— begin ENTRIES —

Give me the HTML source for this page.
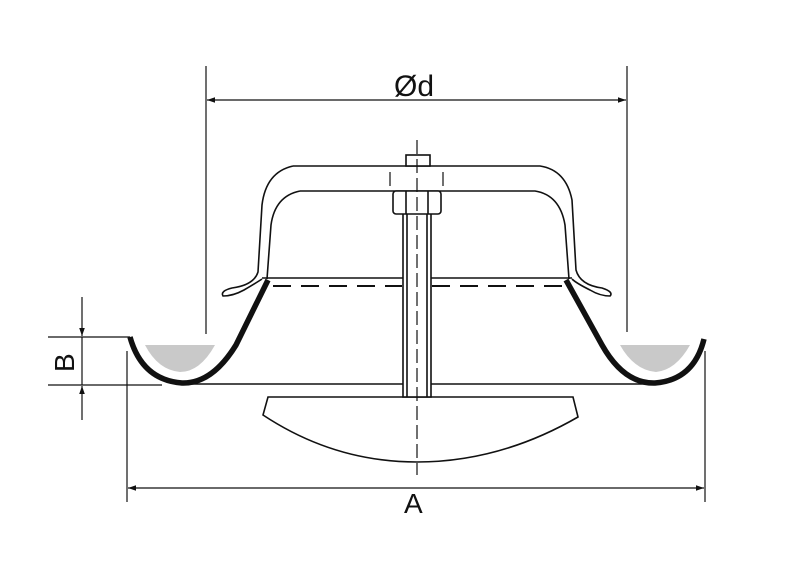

— end ENTRIES —
— begin ENTRIES —

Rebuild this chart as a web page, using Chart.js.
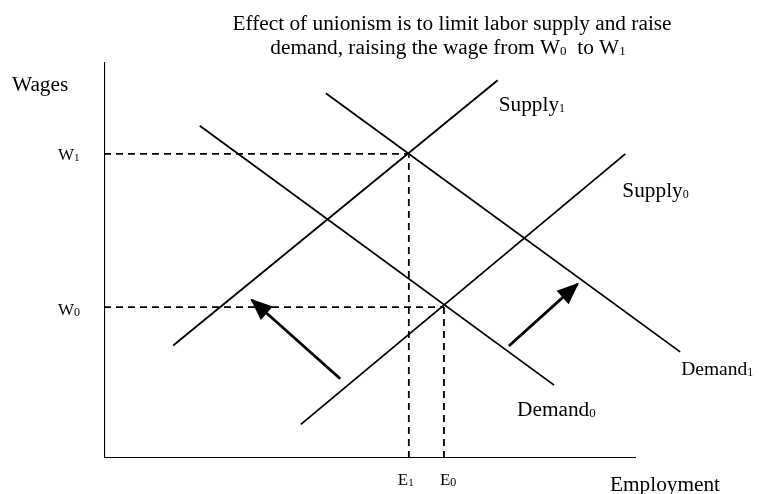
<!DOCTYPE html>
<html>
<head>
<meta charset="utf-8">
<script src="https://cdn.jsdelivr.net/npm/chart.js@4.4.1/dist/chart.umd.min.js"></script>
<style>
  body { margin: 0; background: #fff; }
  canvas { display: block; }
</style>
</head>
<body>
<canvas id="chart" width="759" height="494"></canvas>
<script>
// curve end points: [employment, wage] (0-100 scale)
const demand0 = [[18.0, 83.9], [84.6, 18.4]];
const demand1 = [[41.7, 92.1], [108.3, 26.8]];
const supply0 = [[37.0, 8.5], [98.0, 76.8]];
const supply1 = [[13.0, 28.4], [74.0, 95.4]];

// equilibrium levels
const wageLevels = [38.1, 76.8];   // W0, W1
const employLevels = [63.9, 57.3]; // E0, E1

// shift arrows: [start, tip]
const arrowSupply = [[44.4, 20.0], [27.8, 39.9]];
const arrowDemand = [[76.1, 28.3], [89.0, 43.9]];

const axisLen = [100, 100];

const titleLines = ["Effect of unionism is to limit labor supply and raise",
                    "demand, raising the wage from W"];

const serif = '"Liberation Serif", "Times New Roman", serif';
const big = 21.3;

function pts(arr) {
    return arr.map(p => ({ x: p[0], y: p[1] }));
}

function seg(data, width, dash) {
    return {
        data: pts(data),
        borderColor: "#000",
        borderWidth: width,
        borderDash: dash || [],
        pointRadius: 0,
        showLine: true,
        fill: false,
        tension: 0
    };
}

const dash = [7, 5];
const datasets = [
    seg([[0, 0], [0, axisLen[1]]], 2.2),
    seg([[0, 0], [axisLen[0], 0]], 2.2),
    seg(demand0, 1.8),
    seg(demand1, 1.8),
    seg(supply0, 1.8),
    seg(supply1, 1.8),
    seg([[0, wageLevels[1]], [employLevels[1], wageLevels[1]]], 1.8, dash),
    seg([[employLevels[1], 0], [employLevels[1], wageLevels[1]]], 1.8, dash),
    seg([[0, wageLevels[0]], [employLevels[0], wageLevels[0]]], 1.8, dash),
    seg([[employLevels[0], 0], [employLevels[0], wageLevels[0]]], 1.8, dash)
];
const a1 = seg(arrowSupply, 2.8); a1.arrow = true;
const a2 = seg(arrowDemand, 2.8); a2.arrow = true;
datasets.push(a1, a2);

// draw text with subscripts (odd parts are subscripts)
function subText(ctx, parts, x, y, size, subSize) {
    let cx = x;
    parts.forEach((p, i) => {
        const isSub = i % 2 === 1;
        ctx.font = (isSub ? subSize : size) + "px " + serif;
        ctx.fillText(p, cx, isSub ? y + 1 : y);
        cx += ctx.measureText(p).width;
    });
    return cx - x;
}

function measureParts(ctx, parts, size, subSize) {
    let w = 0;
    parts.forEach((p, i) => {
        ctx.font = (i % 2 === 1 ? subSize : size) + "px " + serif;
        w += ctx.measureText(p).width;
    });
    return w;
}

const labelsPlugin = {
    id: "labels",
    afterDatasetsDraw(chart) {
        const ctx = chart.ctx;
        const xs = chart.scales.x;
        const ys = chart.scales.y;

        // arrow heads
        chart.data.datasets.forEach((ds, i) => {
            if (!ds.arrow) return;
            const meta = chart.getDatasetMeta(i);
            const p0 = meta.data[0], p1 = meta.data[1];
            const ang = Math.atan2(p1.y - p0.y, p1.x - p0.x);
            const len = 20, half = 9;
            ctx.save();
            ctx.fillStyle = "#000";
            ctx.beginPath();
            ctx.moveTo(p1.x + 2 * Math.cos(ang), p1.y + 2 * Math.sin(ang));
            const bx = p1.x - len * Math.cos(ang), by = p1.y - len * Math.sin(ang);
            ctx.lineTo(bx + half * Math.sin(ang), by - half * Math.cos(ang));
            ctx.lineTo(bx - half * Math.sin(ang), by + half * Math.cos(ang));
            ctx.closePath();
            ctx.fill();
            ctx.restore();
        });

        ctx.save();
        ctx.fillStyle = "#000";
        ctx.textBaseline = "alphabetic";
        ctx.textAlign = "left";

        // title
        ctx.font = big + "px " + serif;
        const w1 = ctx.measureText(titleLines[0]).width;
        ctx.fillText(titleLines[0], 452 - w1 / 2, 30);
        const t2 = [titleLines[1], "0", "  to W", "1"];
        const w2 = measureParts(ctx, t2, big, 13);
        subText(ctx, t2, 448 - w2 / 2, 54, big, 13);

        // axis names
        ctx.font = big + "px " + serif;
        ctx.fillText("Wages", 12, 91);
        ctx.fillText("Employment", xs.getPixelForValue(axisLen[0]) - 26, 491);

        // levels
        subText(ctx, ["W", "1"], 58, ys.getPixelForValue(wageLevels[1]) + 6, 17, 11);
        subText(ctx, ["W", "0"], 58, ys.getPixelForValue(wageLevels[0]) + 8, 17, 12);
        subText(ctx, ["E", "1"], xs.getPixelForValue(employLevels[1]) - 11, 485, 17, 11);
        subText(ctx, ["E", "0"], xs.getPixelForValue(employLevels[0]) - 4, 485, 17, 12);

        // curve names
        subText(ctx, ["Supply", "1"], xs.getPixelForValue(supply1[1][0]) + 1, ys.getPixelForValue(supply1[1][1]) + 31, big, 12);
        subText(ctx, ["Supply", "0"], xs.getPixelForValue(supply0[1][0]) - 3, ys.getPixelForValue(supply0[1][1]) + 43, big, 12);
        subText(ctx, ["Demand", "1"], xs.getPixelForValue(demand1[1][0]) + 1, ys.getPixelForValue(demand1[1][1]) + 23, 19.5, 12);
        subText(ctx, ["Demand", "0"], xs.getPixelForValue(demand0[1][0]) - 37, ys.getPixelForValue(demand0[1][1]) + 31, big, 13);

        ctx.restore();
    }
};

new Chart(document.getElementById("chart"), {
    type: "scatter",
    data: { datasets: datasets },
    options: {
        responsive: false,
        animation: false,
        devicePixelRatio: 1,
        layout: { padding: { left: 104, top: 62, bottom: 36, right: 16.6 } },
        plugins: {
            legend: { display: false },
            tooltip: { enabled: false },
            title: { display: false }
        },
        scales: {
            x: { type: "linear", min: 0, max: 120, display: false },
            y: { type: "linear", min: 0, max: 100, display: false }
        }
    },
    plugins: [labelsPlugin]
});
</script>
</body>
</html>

— end ENTRIES —

WHAT TO DO:
Look through the entries above and report each line where the string "this" occurs.

WRITTEN SOLUTION:
Give me the HTML source for this page.
Rebuild this chart as a web page, using Chart.js.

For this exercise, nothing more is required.